### Task directions
Without any pictures, restate the lines from the one containing "What matplotlib code" to the one containing "plt.rcParams['lines.scale_dashes'] = False", word for word, ends included.
━━ Records to use ━━
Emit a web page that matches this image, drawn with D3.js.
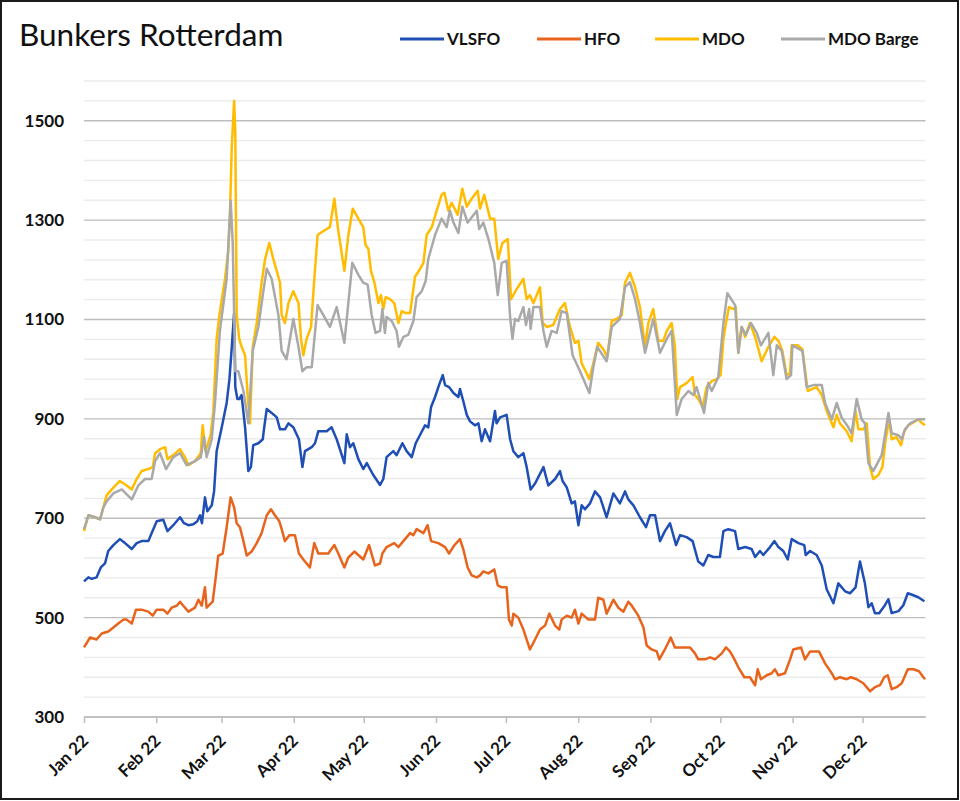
━━━
━━ Records to use ━━
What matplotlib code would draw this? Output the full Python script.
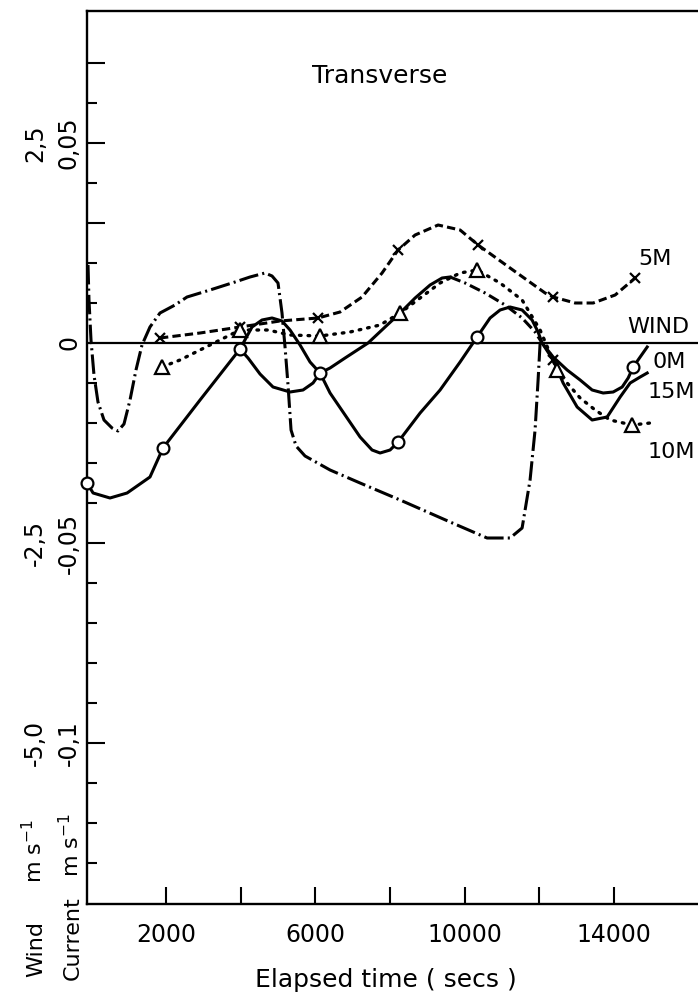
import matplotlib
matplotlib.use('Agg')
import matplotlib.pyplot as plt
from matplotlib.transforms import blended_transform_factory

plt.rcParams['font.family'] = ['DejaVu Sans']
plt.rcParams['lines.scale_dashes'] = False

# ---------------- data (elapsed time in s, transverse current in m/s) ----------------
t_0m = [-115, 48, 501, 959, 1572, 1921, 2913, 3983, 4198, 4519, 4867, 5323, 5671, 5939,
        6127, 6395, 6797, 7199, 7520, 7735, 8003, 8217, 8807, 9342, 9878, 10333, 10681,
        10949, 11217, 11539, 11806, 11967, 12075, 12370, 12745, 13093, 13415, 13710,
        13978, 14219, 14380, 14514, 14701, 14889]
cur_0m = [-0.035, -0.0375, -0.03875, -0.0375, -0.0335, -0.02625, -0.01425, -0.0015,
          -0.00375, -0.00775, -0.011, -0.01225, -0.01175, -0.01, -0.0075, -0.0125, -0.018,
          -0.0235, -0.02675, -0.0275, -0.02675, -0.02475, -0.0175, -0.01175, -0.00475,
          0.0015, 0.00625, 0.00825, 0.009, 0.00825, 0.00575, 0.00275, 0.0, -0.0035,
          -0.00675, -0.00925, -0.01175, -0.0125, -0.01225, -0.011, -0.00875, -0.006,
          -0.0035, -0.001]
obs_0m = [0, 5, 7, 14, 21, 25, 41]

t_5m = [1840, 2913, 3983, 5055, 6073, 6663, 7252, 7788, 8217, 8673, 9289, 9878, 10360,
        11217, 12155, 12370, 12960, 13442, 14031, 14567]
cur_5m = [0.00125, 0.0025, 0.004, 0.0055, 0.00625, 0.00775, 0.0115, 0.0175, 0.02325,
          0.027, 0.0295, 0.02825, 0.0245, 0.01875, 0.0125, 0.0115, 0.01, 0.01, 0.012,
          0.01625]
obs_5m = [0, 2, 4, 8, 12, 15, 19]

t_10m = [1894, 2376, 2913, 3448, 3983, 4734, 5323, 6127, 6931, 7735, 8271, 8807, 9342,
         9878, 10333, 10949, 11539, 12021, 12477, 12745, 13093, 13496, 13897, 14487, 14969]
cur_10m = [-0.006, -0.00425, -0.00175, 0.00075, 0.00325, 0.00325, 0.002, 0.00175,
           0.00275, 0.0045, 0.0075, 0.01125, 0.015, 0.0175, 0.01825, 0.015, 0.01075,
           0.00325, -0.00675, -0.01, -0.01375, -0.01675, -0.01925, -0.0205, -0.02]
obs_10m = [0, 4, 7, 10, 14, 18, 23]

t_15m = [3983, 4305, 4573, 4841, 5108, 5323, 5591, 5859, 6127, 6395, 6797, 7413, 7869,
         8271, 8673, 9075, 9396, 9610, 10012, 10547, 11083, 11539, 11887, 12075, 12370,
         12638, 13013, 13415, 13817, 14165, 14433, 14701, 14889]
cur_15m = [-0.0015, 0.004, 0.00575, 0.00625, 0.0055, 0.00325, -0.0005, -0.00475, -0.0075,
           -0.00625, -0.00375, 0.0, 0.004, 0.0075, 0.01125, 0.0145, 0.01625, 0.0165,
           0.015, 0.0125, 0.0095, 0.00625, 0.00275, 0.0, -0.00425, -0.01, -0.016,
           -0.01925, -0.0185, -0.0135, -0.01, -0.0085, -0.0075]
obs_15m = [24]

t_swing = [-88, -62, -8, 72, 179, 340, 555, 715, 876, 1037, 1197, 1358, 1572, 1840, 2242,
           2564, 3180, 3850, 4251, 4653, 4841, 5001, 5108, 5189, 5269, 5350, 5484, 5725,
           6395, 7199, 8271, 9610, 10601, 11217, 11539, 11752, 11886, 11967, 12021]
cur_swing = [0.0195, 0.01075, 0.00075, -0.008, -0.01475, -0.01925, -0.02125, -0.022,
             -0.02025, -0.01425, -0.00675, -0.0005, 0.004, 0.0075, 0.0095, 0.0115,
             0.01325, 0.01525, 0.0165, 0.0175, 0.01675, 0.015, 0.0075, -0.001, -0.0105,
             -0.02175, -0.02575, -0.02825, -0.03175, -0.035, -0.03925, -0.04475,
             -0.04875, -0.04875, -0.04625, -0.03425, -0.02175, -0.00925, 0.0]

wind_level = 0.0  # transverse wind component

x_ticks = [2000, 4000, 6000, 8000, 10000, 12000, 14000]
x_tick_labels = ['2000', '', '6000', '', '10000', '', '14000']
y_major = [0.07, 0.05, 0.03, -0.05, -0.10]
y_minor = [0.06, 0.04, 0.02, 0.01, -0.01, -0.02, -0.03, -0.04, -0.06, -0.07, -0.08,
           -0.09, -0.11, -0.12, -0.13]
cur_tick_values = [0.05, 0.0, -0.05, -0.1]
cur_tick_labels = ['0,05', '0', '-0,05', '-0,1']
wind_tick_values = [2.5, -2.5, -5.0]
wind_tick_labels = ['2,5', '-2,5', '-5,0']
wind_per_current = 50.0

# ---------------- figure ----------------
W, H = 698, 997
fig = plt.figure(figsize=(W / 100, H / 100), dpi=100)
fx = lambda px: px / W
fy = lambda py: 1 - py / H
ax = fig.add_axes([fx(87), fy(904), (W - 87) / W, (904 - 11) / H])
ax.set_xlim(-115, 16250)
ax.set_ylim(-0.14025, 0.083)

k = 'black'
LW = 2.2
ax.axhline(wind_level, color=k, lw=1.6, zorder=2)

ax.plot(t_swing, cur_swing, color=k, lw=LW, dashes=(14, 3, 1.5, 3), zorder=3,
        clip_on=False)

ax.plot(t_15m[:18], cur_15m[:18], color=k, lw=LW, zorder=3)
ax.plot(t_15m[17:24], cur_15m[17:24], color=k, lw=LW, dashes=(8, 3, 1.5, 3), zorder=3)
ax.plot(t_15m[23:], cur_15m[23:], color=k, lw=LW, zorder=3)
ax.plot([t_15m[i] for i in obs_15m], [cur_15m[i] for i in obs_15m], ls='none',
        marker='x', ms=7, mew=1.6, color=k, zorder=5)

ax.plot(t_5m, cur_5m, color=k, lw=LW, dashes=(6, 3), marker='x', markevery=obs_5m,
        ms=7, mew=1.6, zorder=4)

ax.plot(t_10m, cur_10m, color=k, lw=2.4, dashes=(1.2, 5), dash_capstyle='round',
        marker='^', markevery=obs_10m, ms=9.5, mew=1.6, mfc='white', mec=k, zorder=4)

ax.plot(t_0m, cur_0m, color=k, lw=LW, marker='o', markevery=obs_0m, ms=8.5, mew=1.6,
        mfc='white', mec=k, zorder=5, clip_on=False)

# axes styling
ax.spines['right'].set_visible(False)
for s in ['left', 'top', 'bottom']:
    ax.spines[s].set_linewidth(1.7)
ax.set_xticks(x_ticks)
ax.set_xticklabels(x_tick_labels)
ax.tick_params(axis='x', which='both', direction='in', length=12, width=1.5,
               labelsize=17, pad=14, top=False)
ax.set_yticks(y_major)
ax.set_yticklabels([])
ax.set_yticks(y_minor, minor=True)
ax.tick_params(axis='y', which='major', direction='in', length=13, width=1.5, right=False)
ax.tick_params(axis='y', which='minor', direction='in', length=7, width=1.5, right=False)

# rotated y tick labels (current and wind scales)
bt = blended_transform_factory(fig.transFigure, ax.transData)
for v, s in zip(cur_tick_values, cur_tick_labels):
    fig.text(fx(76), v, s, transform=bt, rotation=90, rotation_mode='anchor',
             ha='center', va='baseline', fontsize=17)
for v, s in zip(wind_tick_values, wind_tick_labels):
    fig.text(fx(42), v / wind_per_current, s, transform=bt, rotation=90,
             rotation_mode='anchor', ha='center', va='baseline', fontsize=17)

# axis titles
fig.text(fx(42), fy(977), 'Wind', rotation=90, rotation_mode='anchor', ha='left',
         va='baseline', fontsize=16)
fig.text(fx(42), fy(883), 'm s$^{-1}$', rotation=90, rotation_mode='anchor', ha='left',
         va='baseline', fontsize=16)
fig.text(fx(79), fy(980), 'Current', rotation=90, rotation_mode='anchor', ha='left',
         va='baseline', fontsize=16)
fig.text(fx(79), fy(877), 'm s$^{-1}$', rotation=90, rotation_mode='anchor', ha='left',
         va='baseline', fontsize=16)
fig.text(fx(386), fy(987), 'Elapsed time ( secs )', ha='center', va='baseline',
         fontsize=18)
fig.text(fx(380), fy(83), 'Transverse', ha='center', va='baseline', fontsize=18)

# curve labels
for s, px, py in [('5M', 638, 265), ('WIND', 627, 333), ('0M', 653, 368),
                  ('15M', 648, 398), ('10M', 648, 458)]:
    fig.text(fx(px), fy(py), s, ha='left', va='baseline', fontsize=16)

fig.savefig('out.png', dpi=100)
━━━
### Task solution
What matplotlib code would draw this? Output the full Python script.
import matplotlib
matplotlib.use('Agg')
import matplotlib.pyplot as plt
from matplotlib.transforms import blended_transform_factory

plt.rcParams['font.family'] = ['DejaVu Sans']
plt.rcParams['lines.scale_dashes'] = False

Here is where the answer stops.